When I saw Stephen Colbert’s video of this song, it made me happy for days. Give me a funny man any day…even if we’re talking about part of the day, the night part. And to be honest, there’d have be luck involved in no strings attached, since I dance less like the Rockettes in Colbert’s video and much more like Bryan Cranston. So here we go.
I went to see Snatch with my latest love interest at the time (if I can even remember who that was. I had to install a revolving door during my wild young years. Total lie. It was my husband). My reaction when Brad Pitt and Jason Statham walked onto the screen together in their chiseled man-ness could have been a deal breaker for my real-life beau, but I lucked out with this guy. He mocked me. I mocked myself, and then I dreamed of sinewy muscles and scrappy fighters.
Should Jason, Brad and Ryan saunter into the Children’s Museum (because let’s face it, my club days are over) and begin fighting over my killer mom bod, I think my hubs would give me a pass…no strings attached.

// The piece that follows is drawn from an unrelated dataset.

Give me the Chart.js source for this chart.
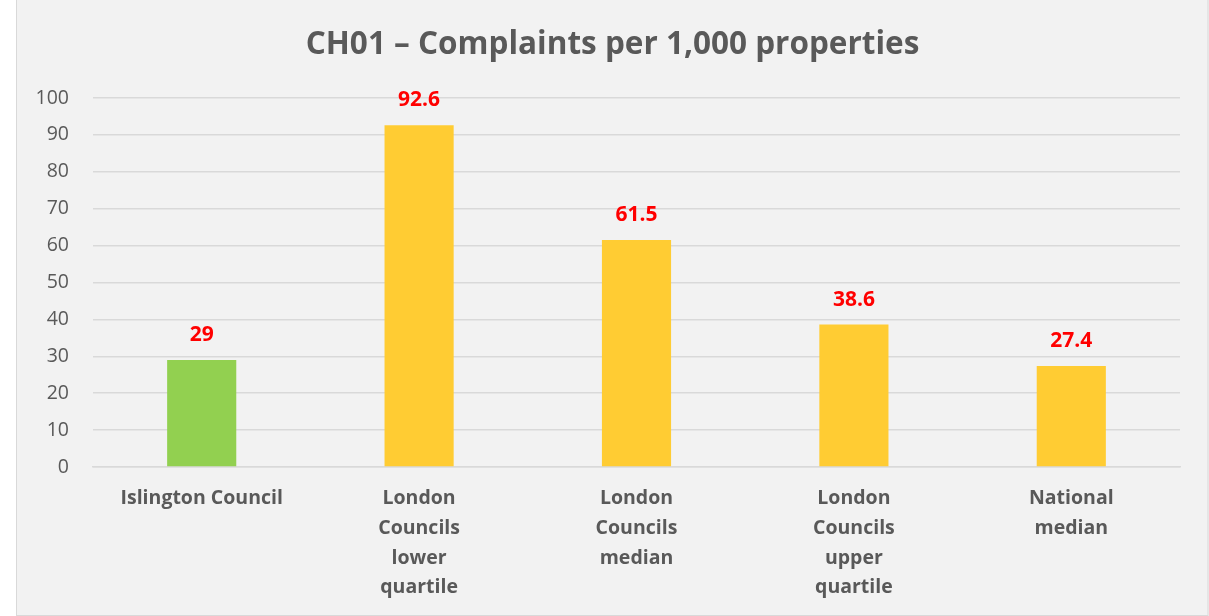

But seriously, who am I kidding? I am not a “no strings attached” kind of girl. I got nothing but strings. I’m a tangled up mess. Read: total keeper. After a playful romp, I would no doubt sit and stew and pine and look out my window listening to songs like this and feeling worse.
So Ryan, Brad and Jason, I think it’s best this goes no further. I’m sorry. Don’t call. It would just make it worse…for all of us.